Taste of Tanzania, a fundraiser for an African girls school, is Monday at Westminster Presbyterian Church, 724 Delaware Ave. Tickets, $30 to $100, available here.

The Draft Room, 79 Perry St., is offering a barbecue-and-beer pairing dinner May 22. Tickets are $40, plus tax and tip. Included among the five courses are smoked wings and smoked S'mores.

READERS ASK

Q: Last week, when I called my mother's favorite restaurant to make reservations for our Mother's Day dinner, the woman who answered the phone told me that I would need to give her a credit card number to hold a table for six people.
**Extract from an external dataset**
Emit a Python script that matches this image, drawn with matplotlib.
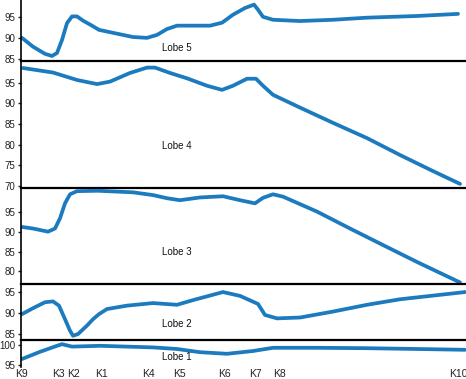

The credit card was so the restaurant could charge me if I did not show up. How insulting. I'm never going back.

A: Whoa, there. Mother's Day is the most-booked restaurant reservation of the year, surpassing even Valentine's Day. Restaurants that want to stay in business in this challenging economic climate -- so they may serve you in the future -- have to make the most of the big-dollar days. You're being slightly inconvenienced for the sins of others, certainly, but you live among people willing to make multiple reservations at different restaurants and not show up, without a timely cancellation, heedless of its impact on the restaurant and its staff. You may wish to reconsider that position.